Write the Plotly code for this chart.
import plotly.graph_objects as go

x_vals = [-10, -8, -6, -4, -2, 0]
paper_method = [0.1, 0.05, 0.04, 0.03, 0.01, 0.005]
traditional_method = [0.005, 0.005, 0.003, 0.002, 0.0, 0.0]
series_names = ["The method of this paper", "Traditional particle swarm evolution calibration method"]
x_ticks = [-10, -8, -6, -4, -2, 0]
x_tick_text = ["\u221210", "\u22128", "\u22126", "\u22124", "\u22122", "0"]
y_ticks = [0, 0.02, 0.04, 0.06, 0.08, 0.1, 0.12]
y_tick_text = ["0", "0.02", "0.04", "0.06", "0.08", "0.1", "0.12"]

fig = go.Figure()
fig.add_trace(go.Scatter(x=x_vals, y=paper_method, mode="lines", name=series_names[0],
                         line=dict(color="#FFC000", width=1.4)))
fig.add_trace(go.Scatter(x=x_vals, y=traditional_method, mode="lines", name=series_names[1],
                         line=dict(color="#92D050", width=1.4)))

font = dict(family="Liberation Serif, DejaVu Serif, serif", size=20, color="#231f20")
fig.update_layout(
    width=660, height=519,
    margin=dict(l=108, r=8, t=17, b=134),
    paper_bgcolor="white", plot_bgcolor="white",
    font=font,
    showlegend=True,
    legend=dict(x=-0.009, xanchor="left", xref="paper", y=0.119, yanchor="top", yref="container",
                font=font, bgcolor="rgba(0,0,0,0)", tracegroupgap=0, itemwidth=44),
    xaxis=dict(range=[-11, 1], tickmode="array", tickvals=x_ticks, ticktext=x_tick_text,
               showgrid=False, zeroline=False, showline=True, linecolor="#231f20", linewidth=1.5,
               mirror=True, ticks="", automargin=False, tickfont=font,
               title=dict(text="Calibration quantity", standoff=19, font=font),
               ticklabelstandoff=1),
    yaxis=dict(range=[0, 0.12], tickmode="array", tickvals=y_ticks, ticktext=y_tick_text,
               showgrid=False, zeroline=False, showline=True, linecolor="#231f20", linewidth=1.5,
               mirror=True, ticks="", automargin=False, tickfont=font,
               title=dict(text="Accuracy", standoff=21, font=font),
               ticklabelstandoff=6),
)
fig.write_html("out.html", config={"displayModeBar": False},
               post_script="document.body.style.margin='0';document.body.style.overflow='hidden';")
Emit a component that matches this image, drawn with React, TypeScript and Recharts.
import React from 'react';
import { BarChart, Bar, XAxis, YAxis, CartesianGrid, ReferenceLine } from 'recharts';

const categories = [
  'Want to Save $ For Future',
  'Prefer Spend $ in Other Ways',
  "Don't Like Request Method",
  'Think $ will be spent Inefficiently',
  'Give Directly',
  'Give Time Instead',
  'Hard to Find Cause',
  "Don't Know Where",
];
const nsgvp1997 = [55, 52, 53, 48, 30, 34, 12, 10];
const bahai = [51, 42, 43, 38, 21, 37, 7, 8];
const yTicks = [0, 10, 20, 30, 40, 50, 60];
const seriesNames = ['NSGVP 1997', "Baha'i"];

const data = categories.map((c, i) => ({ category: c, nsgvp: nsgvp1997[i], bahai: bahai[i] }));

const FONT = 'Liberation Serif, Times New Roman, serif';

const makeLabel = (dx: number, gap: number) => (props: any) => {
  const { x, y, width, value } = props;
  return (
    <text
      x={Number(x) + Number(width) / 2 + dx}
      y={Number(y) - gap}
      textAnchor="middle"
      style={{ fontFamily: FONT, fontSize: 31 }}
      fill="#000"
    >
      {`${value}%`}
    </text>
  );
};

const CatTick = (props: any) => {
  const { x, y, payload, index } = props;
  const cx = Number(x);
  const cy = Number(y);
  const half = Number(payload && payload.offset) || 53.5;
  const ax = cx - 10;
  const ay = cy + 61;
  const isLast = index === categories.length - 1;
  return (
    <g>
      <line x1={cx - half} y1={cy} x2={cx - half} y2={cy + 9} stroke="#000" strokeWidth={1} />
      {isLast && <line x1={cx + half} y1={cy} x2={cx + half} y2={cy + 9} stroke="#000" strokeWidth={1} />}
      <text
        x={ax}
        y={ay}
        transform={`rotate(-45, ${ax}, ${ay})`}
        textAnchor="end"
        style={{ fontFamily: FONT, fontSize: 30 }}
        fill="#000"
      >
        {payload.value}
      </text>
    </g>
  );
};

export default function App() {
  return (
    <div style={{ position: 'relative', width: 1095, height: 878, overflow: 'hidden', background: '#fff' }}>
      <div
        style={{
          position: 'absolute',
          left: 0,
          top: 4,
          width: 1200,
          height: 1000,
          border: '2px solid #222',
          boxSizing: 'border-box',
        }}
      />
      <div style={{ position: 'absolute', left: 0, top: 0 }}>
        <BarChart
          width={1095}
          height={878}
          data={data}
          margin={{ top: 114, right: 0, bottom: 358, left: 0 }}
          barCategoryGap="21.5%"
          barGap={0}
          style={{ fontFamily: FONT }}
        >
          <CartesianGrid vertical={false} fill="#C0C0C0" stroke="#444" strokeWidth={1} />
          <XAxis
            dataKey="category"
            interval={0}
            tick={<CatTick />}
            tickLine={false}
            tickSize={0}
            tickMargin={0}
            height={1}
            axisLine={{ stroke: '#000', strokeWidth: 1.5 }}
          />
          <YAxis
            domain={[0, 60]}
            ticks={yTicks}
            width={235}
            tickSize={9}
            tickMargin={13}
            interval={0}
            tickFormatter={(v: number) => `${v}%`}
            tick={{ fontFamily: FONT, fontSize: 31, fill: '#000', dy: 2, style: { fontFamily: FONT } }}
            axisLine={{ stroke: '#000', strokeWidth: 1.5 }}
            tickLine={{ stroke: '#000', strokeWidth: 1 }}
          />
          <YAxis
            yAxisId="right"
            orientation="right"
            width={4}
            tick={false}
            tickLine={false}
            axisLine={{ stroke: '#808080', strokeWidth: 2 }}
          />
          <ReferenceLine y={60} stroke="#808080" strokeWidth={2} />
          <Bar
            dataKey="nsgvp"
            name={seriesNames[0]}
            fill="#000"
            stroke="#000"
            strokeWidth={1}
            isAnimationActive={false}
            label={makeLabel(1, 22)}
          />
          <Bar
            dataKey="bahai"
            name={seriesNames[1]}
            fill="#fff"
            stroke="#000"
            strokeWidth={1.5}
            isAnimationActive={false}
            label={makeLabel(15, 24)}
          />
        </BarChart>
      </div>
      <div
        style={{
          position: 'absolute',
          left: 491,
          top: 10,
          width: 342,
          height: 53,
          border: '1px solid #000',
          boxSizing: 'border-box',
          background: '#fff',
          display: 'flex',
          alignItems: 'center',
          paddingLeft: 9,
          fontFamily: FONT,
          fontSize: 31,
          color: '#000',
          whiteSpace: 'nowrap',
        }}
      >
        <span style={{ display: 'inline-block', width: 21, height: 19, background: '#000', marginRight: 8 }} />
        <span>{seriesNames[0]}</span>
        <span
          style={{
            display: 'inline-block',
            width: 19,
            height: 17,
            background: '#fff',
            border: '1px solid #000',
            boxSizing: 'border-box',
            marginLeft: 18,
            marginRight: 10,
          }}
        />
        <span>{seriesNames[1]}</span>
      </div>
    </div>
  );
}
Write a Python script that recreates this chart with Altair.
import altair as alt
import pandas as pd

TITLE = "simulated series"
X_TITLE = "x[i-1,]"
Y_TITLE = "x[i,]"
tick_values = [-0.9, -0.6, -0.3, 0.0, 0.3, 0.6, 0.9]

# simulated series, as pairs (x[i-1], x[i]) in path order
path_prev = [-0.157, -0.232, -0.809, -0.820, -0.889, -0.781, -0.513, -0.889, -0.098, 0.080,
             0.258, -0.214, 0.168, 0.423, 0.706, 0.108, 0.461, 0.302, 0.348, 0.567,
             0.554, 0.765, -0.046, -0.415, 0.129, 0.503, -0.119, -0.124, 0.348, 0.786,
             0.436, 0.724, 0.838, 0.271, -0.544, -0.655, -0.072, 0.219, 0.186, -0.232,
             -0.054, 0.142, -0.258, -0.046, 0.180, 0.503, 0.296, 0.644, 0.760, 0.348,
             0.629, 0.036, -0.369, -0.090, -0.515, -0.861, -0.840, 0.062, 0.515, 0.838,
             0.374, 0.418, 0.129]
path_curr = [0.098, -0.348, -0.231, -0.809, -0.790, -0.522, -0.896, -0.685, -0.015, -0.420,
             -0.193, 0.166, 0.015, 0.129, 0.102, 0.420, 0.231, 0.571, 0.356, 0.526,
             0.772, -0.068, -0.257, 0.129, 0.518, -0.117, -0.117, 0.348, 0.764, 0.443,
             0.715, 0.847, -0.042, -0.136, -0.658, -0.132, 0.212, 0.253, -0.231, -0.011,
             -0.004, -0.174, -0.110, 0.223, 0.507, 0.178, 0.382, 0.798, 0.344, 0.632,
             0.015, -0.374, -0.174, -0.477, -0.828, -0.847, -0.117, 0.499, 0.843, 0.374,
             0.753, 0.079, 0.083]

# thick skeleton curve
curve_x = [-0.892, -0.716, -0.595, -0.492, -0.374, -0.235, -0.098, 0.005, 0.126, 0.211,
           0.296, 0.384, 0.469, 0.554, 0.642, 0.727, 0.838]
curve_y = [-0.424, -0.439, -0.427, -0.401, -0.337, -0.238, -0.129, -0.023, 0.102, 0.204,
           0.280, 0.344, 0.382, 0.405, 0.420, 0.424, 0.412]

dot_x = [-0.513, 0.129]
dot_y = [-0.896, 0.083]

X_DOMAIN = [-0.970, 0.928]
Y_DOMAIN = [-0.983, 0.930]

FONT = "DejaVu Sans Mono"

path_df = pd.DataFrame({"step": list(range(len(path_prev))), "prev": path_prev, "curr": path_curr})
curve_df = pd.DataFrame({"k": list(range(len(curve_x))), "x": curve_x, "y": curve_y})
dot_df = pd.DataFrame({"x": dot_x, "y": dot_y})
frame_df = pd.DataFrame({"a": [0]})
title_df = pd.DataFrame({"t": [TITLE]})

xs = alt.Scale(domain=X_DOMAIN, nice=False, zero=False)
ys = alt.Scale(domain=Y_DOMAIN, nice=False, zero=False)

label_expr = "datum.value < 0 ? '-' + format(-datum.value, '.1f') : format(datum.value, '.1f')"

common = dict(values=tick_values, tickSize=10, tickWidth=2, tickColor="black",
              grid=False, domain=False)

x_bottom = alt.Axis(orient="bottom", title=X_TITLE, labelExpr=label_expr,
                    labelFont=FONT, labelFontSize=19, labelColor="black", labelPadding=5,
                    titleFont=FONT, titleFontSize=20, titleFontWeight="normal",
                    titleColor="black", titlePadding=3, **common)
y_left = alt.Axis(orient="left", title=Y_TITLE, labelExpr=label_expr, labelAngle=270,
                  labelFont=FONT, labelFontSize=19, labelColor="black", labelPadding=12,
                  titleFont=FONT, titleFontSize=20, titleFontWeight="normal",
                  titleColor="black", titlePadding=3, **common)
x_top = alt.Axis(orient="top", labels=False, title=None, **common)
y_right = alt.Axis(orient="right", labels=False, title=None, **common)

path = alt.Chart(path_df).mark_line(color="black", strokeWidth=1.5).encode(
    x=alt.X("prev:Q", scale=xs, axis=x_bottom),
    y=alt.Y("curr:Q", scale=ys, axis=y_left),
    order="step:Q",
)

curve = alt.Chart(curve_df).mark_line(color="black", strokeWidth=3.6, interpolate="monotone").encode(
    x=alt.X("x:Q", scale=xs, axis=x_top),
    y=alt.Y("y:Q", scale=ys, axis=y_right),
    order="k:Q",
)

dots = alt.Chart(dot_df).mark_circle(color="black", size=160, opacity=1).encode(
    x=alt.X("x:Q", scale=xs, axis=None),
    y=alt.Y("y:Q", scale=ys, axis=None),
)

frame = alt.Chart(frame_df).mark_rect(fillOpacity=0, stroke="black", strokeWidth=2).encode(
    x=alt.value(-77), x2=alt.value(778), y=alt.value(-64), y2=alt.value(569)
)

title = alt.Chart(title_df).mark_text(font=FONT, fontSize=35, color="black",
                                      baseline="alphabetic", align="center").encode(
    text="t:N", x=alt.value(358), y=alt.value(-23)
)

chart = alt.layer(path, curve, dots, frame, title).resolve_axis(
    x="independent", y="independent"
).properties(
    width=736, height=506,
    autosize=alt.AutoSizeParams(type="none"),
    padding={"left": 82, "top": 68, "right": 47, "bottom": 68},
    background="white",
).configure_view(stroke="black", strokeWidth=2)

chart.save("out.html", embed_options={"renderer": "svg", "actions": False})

========

== Given task ==
Going through the entries above line by line, work out how many lines include the word "that". Only the number is required.

== Final answer ==
2